Primer: Voter Fraud Alarmist Kris Kobach Accused Of Mismanaging Vote Count In His Own Race
Irony is certainly not dead in the state of Kansas, where the GOP gubernatorial primary is wrought with accusations that one of the candidates — Kansas Secretary of State Kris Kobach, perhaps the most notorious purveyor of voter fraud alarmism — is mismanaging the vote count of his own race.
Kobach announced Thursday that he was recusing himself from overseeing the vote tallying in his race against the current governor Gov. Jeff Colyer. The race is too close to call and may go to recount. After the correction of a Kobach-office clerical error revealed that Kobach’s lead had shrunk below 100 votes, Colyer had written Kobach a letter requesting his recusal and accusing Kobach of “making public statements on national television which are inconsistent with Kansas law and may serve to suppress the vote in the ongoing Kansas primary election process.”
In a brilliant move of trolling, the Colyer campaign also set up a “voting integrity” telephone hotline.
Even after Kobach’s recusal, concerns were raised about the fact that the deputy who is now overseeing the count, Assistant Secretary of State Eric Rucker, donated to Kobach’s campaign.
Massachusetts Republican Gov. Charlie Baker signed a bill last week making the state the 14th in the country to adopt automatic voter registration. The opt-out system will go into effect in 2020, according to elections officials in the state.
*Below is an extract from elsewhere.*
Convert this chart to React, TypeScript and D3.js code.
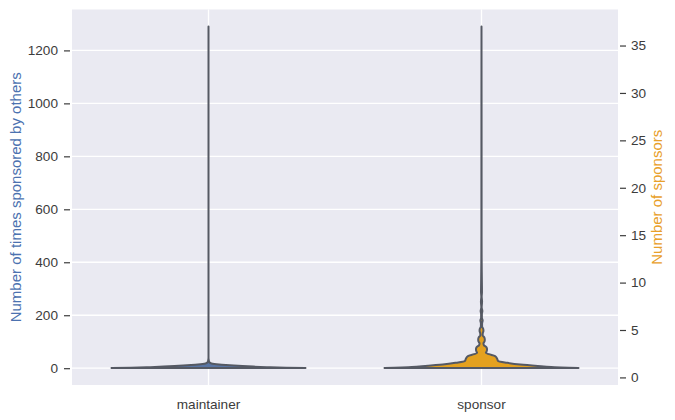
import React, { useEffect, useRef } from "react";
import * as d3 from "d3";

// x categories
const categories = ["maintainer", "sponsor"];

// tick values
const leftTicks = [0, 200, 400, 600, 800, 1000, 1200];
const rightTicks = [0, 5, 10, 15, 20, 25, 30, 35];

// min / max of each distribution
const maintainerExtent: [number, number] = [1, 1290];
const sponsorExtent: [number, number] = [1, 37];

// violin outlines: value level -> relative width (1 = widest)
const maintainerLevels = [1, 2, 4, 6, 8, 10, 12, 14, 16, 18, 22, 30, 40, 1290];
const maintainerDensity = [1, 0.8, 0.6, 0.46, 0.35, 0.26, 0.18, 0.11, 0.06, 0.03, 0.01, 0.003, 0, 0];

const sponsorLevels = [
  1, 1.02, 1.1, 1.2, 1.35, 1.55, 1.75, 2.0, 2.25, 2.45, 2.6, 2.8, 3.0, 3.2, 3.4, 3.6, 3.8, 4.0,
  4.2, 4.45, 4.7, 4.9, 5.1, 5.4, 5.7, 6.0, 6.3, 6.7, 7.0, 7.4, 8, 8.5, 9, 10, 12, 15, 20, 37,
];
const sponsorDensity = [
  1, 0.9, 0.72, 0.58, 0.4, 0.26, 0.17, 0.16, 0.14, 0.075, 0.045, 0.055, 0.057, 0.05, 0.025, 0.02,
  0.032, 0.034, 0.03, 0.012, 0.014, 0.02, 0.018, 0.006, 0.006, 0.012, 0.004, 0.004, 0.009, 0.002,
  0.006, 0.002, 0.005, 0.004, 0.002, 0.001, 0.001, 0,
];

const W = 675;
const H = 420;
const FONT = "'Liberation Sans', Arial, sans-serif";
const TEXT = "#3c3c3c";

const Chart: React.FC = () => {
  const svgRef = useRef<SVGSVGElement>(null);

  useEffect(() => {
    if (!svgRef.current) return;
    const svg = d3.select(svgRef.current);
    svg.selectAll("*").remove();

    // plot area
    const left = 72;
    const right = 618;
    const top = 9.5;
    const bottom = 385;

    const x = d3.scaleLinear().domain([-0.5, 1.5]).range([left, right]);
    const pad = (e: [number, number]) => {
      const m = (e[1] - e[0]) * 0.05;
      return [e[0] - m, e[1] + m];
    };
    const yLeft = d3.scaleLinear().domain(pad(maintainerExtent)).range([bottom, top]);
    const yRight = d3.scaleLinear().domain(pad(sponsorExtent)).range([bottom, top]);
    const halfWidth = 97;

    // background
    svg
      .append("rect")
      .attr("x", left)
      .attr("y", top)
      .attr("width", right - left)
      .attr("height", bottom - top)
      .attr("fill", "#eaeaf2");

    // grid
    const grid = svg.append("g");
    grid
      .selectAll("line.h")
      .data(leftTicks)
      .enter()
      .append("line")
      .attr("x1", left)
      .attr("x2", right)
      .attr("y1", (d) => yLeft(d))
      .attr("y2", (d) => yLeft(d))
      .attr("stroke", "white")
      .attr("stroke-width", 1.3);
    grid
      .selectAll("line.v")
      .data(categories)
      .enter()
      .append("line")
      .attr("x1", (_, i) => x(i))
      .attr("x2", (_, i) => x(i))
      .attr("y1", top)
      .attr("y2", bottom)
      .attr("stroke", "white")
      .attr("stroke-width", 1.3);

    // violins
    const stroke = "#555963";
    const drawViolin = (
      levels: number[],
      dens: number[],
      cx: number,
      y: d3.ScaleLinear<number, number>,
      fill: string
    ) => {
      const pts = levels.map((v, i) => ({ v, w: dens[i] }));
      const area = d3
        .area<{ v: number; w: number }>()
        .y((d) => y(d.v))
        .x0((d) => cx - d.w * halfWidth)
        .x1((d) => cx + d.w * halfWidth)
        .curve(d3.curveMonotoneY);
      svg
        .append("path")
        .datum(pts)
        .attr("d", area)
        .attr("fill", fill)
        .attr("stroke", stroke)
        .attr("stroke-width", 2)
        .attr("stroke-linejoin", "round");
    };
    drawViolin(maintainerLevels, maintainerDensity, x(0), yLeft, "#5975a4");
    drawViolin(sponsorLevels, sponsorDensity, x(1), yRight, "#e4a11f");

    // left axis
    const la = svg
      .append("g")
      .attr("transform", `translate(70,0)`)
      .call(
        d3
          .axisLeft(yLeft)
          .tickValues(leftTicks)
          .tickFormat(d3.format("d"))
          .tickSize(6)
          .tickPadding(6)
      );
    la.select(".domain").remove();
    la.selectAll("line").attr("stroke", TEXT).attr("stroke-width", 1.2);
    la.selectAll("text")
      .attr("fill", TEXT)
      .style("font-family", FONT)
      .style("font-size", "13.6px");

    // right axis
    const ra = svg
      .append("g")
      .attr("transform", `translate(620,0)`)
      .call(
        d3
          .axisRight(yRight)
          .tickValues(rightTicks)
          .tickFormat(d3.format("d"))
          .tickSize(6)
          .tickPadding(5)
      );
    ra.select(".domain").remove();
    ra.selectAll("line").attr("stroke", TEXT).attr("stroke-width", 1.2);
    ra.selectAll("text")
      .attr("fill", TEXT)
      .style("font-family", FONT)
      .style("font-size", "13.6px");

    // category labels
    svg
      .selectAll("text.cat")
      .data(categories)
      .enter()
      .append("text")
      .attr("x", (_, i) => x(i))
      .attr("y", 409)
      .attr("text-anchor", "middle")
      .attr("fill", TEXT)
      .style("font-family", FONT)
      .style("font-size", "13.6px")
      .text((d) => d);

    // axis titles
    svg
      .append("text")
      .attr("transform", `translate(20.5, ${(top + bottom) / 2}) rotate(-90)`)
      .attr("text-anchor", "middle")
      .attr("fill", "#4c72b0")
      .style("font-family", FONT)
      .style("font-size", "15px")
      .text("Number of times sponsored by others");

    svg
      .append("text")
      .attr("transform", `translate(662, ${(top + bottom) / 2}) rotate(-90)`)
      .attr("text-anchor", "middle")
      .attr("fill", "#e8a02a")
      .style("font-family", FONT)
      .style("font-size", "15px")
      .text("Number of sponsors");
  }, []);

  return (
    <svg
      ref={svgRef}
      width={W}
      height={H}
      style={{ position: "absolute", left: 0, top: 0, background: "white" }}
    />
  );
};

export default function App() {
  return <Chart />;
}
There’s a new twist in the fight between North Carolina’s Democratic Gov. Roy Cooper and the state’s GOP legislature that’s seeking to take over much of his authority. In the lawsuit Cooper brought against North Carolina’s election board to stop two ballot initiatives that would curb his ability to appoint judges, as well as name commissions on various state boards, attorneys of the elections board are siding with Cooper in the case. At a hearing on Tuesday, a document written by the elections board attorneys said that the legislature had “adopted false and misleading ballot language” in the initiatives, mimicking the governor’s position in the case
Iowa’s state Supreme Court on Friday mostly upheld a lower court’s decision to block new absentee ballot voter restrictions from going to effect. Friday’s decision halted the requirement that absentee voters provide an ID verification number on their ballot, as well as a provision letting election officials throw out absentee ballots if they believed the ballots’ signatures didn’t match the signatures the state has on file for the voters. The decision did allow for the absentee voting period to be shortened from 40 days to 29.
In Indiana, the state’s attorney general is fighting the implementation of a settlement that a bipartisan county election board reached to expand early voting in Marion County, the most populous county in Indiana, after a federal judge ordered the county to open more early voting polling places. Attorney General Curtis Hill said Tuesday in a court filing seeking to block the agreement that the settlement was “contrary to public interest.”